# Opera: art form or entertainment (or both)?



## rgz (Mar 6, 2010)

Don't know if any of you have seen this website, but I found it a couple years ago and it's interesting to read the arguments of someone whose views are so extreme in the opposite direction from mine (although I agree about "crossover" singers and whatnot)
www.saveopera.com
This page in particular: http://saveopera.com/Articles/OperavsEntertainment/OperavsEntertainment.html
is bizarre. Opera isn't entertainment? So we should *not* be entertained while listening to it ... what then, bored? I think it's possible to have it both be entertaining and preserve the complexities and vocal standards, though perhaps not to the author's exacting demands (though, I'd guess there's only a half dozen singers at any one time that the author would approve of).
I mean, taking his argument to its logical end point means that there's no point in presenting operas as anything other than concert versions ... or better yet, only on cd. And that's a view I can never agree with.


----------



## Almaviva (Aug 13, 2010)

rgz, I thought that what you said above is interesting enough to deserve its own thread, so I took the liberty of moving it to a new one.


----------



## HarpsichordConcerto (Jan 1, 2010)

_Opera is complex and appreciated only by those capable of grasping its complexity_ 

So much for that article's insightfulness with that nonsense. Probably written by someone who never really read much about the history of opera; in particular, opera since Monterverdi through to the Baroque and Classical, but was imbued by neo-Romantic and modernism views.


----------



## World Violist (May 31, 2007)

I see opera as a multi-media art form that can be entertaining (as can all art).
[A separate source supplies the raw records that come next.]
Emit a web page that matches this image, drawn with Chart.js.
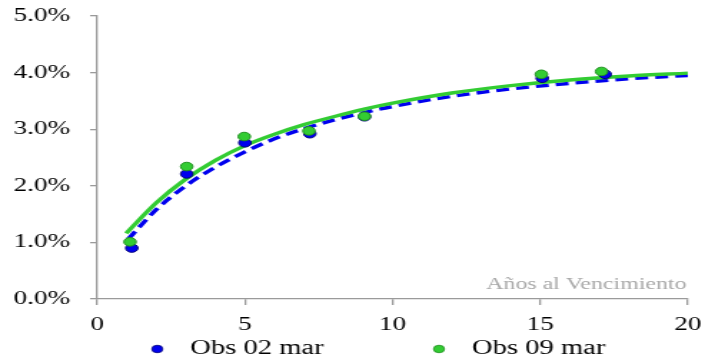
<!DOCTYPE html>
<html>
<head>
<meta charset="utf-8">
<script src="https://cdn.jsdelivr.net/npm/chart.js@4"></script>
<style>
  html, body { margin: 0; padding: 0; background: #ffffff; overflow: hidden; }
  #wrap { position: absolute; left: 0; top: 0; width: 493px; height: 362px; transform: scaleX(1.43002); transform-origin: 0 0; }
</style>
</head>
<body>
<div id="wrap"><canvas id="c"></canvas></div>
<script>
// Observed yields (%) by years to maturity
const maturityObs02 = [1.17, 3.03, 5.00, 7.20, 9.05, 15.07, 17.20];
const yieldObs02    = [0.90, 2.21, 2.76, 2.92, 3.22, 3.90, 3.97];
const maturityObs09 = [1.11, 3.03, 4.98, 7.17, 9.05, 15.04, 17.08];
const yieldObs09    = [1.01, 2.34, 2.87, 2.97, 3.23, 3.97, 4.02];

// Fitted curves (%)
const curveX02 = [1.05, 2, 3, 4, 5, 6, 7, 8, 9, 10, 12, 14, 16, 18, 20];
const curve02  = [1.06, 1.58, 2.00, 2.33, 2.60, 2.83, 3.01, 3.16, 3.29, 3.40, 3.58, 3.71, 3.81, 3.89, 3.95];
const curveX09 = [0.98, 2, 3, 4, 5, 6, 7, 8, 9, 10, 12, 14, 16, 18, 20];
const curve09  = [1.16, 1.70, 2.12, 2.45, 2.71, 2.91, 3.08, 3.22, 3.35, 3.46, 3.64, 3.77, 3.87, 3.94, 3.99];

// Axis ticks and labels
const xTicks = [0, 5, 10, 15, 20];
const yTicks = [0, 1, 2, 3, 4, 5];
const seriesLabels = ['Obs 02 mar', 'Obs 09 mar'];
const axisNote = 'Años al Vencimiento';

const zip = (xs, ys) => xs.map((x, i) => ({ x: x, y: ys[i] }));

const BLUE = '#0000ee';
const GREEN = '#33cc33';
const FONT = '"Liberation Serif", "Times New Roman", serif';

const extrasPlugin = {
  id: 'extras',
  afterDraw(chart) {
    const ctx = chart.ctx;
    const area = chart.chartArea;
    ctx.save();
    // axis note
    ctx.font = '16.7px ' + FONT;
    ctx.fillStyle = '#a8a8a8';
    ctx.textAlign = 'right';
    ctx.textBaseline = 'alphabetic';
    ctx.fillText(axisNote, area.right - 1, 289);
    // legend
    const items = [
      { label: seriesLabels[0], fill: BLUE, stroke: '#00007a', cx: 110 },
      { label: seriesLabels[1], fill: GREEN, stroke: '#1f8f1f', cx: 307 }
    ];
    ctx.font = '20px ' + FONT;
    ctx.textAlign = 'left';
    ctx.textBaseline = 'middle';
    items.forEach(it => {
      ctx.beginPath();
      ctx.arc(it.cx, 349, 3.8, 0, Math.PI * 2);
      ctx.fillStyle = it.fill;
      ctx.fill();
      ctx.lineWidth = 0.8;
      ctx.strokeStyle = it.stroke;
      ctx.stroke();
      ctx.fillStyle = '#000000';
      ctx.fillText(it.label, it.cx + 23, 349);
    });
    ctx.restore();
  }
};

new Chart(document.getElementById('c'), {
  type: 'scatter',
  data: {
    datasets: [
      {
        label: seriesLabels[1],
        data: zip(maturityObs09, yieldObs09),
        backgroundColor: GREEN,
        borderColor: '#1f8f1f',
        borderWidth: 1,
        pointRadius: 4.3,
        pointHoverRadius: 4.3,
        showLine: false
      },
      {
        label: seriesLabels[0],
        data: zip(maturityObs02, yieldObs02),
        backgroundColor: BLUE,
        borderColor: '#00007a',
        borderWidth: 1,
        pointRadius: 4.3,
        pointHoverRadius: 4.3,
        showLine: false
      },
      {
        label: 'Curva 09 mar',
        data: zip(curveX09, curve09),
        showLine: true,
        borderColor: GREEN,
        backgroundColor: GREEN,
        borderWidth: 3.4,
        pointRadius: 0,
        cubicInterpolationMode: 'monotone',
        fill: false
      },
      {
        label: 'Curva 02 mar',
        data: zip(curveX02, curve02),
        showLine: true,
        borderColor: BLUE,
        backgroundColor: BLUE,
        borderWidth: 3.4,
        borderDash: [9, 5],
        pointRadius: 0,
        cubicInterpolationMode: 'monotone',
        fill: false
      }
    ]
  },
  options: {
    responsive: true,
    maintainAspectRatio: false,
    animation: false,
    events: [],
    layout: { padding: { left: 0, right: 12, top: 16, bottom: 0 } },
    plugins: {
      legend: { display: false },
      tooltip: { enabled: false },
      title: { display: false }
    },
    scales: {
      x: {
        type: 'linear',
        min: 0,
        max: 20,
        afterBuildTicks(scale) { scale.ticks = xTicks.map(v => ({ value: v })); },
        afterFit(scale) {
          scale.height = 63;
          scale.paddingLeft = 0;
          scale.paddingRight = 0;
        },
        ticks: {
          color: '#000000',
          font: { family: FONT, size: 19 },
          padding: 9,
          maxRotation: 0,
          callback: v => String(v)
        },
        grid: {
          display: true,
          drawOnChartArea: false,
          drawTicks: true,
          tickLength: 6,
          color: '#9a9a9a',
          lineWidth: 1.3
        },
        border: { display: true, color: '#9a9a9a', width: 1.3 }
      },
      y: {
        type: 'linear',
        min: 0,
        max: 5,
        afterBuildTicks(scale) { scale.ticks = yTicks.map(v => ({ value: v })); },
        afterFit(scale) {
          scale.width = 68;
          scale.paddingTop = 0;
          scale.paddingBottom = 0;
        },
        ticks: {
          color: '#000000',
          font: { family: FONT, size: 19 },
          padding: 14,
          callback: v => Number(v).toFixed(1) + '%'
        },
        grid: {
          display: true,
          drawOnChartArea: false,
          drawTicks: true,
          tickLength: 5,
          color: '#9a9a9a',
          lineWidth: 1.3
        },
        border: { display: true, color: '#9a9a9a', width: 1.3 }
      }
    }
  },
  plugins: [extrasPlugin]
});
</script>
</body>
</html>
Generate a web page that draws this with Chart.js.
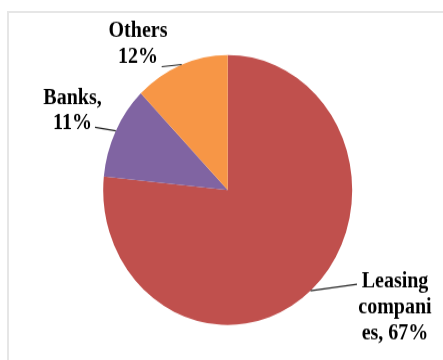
<!DOCTYPE html>
<html>
<head>
<meta charset="utf-8">
<script src="https://cdn.jsdelivr.net/npm/chart.js@4.4.1/dist/chart.umd.min.js"></script>
<style>
  html, body { margin: 0; padding: 0; background: #fff; width: 443px; height: 360px; overflow: hidden; }
  #frame { position: absolute; left: 7px; top: 11px; width: 440px; height: 360px;
           border-top: 2px solid #e6e6e6; border-left: 2px solid #e6e6e6; }
  #wrap { position: absolute; left: 0; top: 0; width: 443px; height: 332px;
          transform: scaleY(1.0843); transform-origin: 0 0; }
</style>
</head>
<body>
<div id="frame"></div>
<div id="wrap"><canvas id="c" width="443" height="332"></canvas></div>
<script>
const categories = ["Leasing companies", "Banks", "Others"];
const shares = [76.6, 11.1, 12.3];
const labelLines = [["Leasing", "compani", "es, 67%"], ["Banks,", "11%"], ["Others", "12%"]];
const colors = ["#C0504D", "#8064A2", "#F79646"];

// Label layout (pixel placement of annotations, not data)
const labelLayout = [
  { edgeAngleDeg: 48.3,  lineEnd: [357, 262.2], textX: 395, baseY: 265.3, lh: 24 },
  { edgeAngleDeg: 206.0, lineEnd: [95, 117.4],  textX: 72.5, baseY: 95.8, lh: 23.3 },
  { edgeAngleDeg: 248.3, lineEnd: [161.7, 61.5], textX: 138, baseY: 33.9, lh: 24 }
];

const labelPlugin = {
  id: 'pieLabels',
  afterDatasetsDraw(chart) {
    const ctx = chart.ctx;
    const meta = chart.getDatasetMeta(0);
    meta.data.forEach((arc, i) => {
      const L = labelLayout[i];
      const a = L.edgeAngleDeg * Math.PI / 180;
      const ex = arc.x + arc.outerRadius * Math.cos(a);
      const ey = arc.y + arc.outerRadius * Math.sin(a);
      ctx.save();
      ctx.strokeStyle = '#222';
      ctx.lineWidth = 1.2;
      ctx.beginPath();
      ctx.moveTo(ex, ey);
      ctx.lineTo(L.lineEnd[0], L.lineEnd[1]);
      ctx.stroke();
      ctx.fillStyle = '#000';
      ctx.font = 'bold 20px "Liberation Serif", "Times New Roman", serif';
      ctx.textAlign = 'center';
      ctx.textBaseline = 'alphabetic';
      labelLines[i].forEach((t, k) => ctx.fillText(t, L.textX, L.baseY + k * L.lh));
      ctx.restore();
    });
  }
};

new Chart(document.getElementById('c'), {
  type: 'pie',
  data: {
    labels: categories,
    datasets: [{ data: shares, backgroundColor: colors, borderWidth: 0 }]
  },
  options: {
    responsive: false,
    animation: false,
    layout: { padding: { left: 103.2, right: 90.8, top: 50.7, bottom: 32.3 } },
    plugins: { legend: { display: false }, tooltip: { enabled: false } }
  },
  plugins: [labelPlugin]
});
</script>
</body>
</html>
So basically I see no difference between artistic expression and enjoyment/entertainment.


----------



## rgz (Mar 6, 2010)

Almaviva said:


> rgz, I thought that what you said above is interesting enough to deserve its own thread, so I took the liberty of moving it to a new one.


I'm flattered :tiphat:
To flesh it out a bit, then, I'd say that in my opinion the general consensus here would be that singing is absolutely an important factor and if you can't sing to at least a certain standard of expectation, no amount of acting will fix that. That said, opera as an artform (and yes, entertainment) is far more than simply the singing. Would that be an accurate summary of views here?

I'm actually kind of hopeful that a more hardline view on singing -- someone who might generally agree with the above but thinks that in many cases the bar set for acceptable singing is set too low -- will chime in here to get a dialogue going. *Is* opera going too far towards facile sex appeal at the expense of singing? I don't think so but would be interested in debating the issue.

Long ago I sent an email to the guy who runs that website to discuss the issue more thoroughly but he never replied.


----------



## HarpsichordConcerto (Jan 1, 2010)

Critiques would have a field day with mediocre singers, so I don't think the article's view on quality trade-off holds water.


----------



## Almaviva (Aug 13, 2010)

rgz, I spent a good hour reading all articles on that site. I came out with the impression that the author is a snob elitist bore. While there are a few statements here and there that I agree with (hey, he lavishly praises Anna Netrebko!), most of what he says is nonsense. 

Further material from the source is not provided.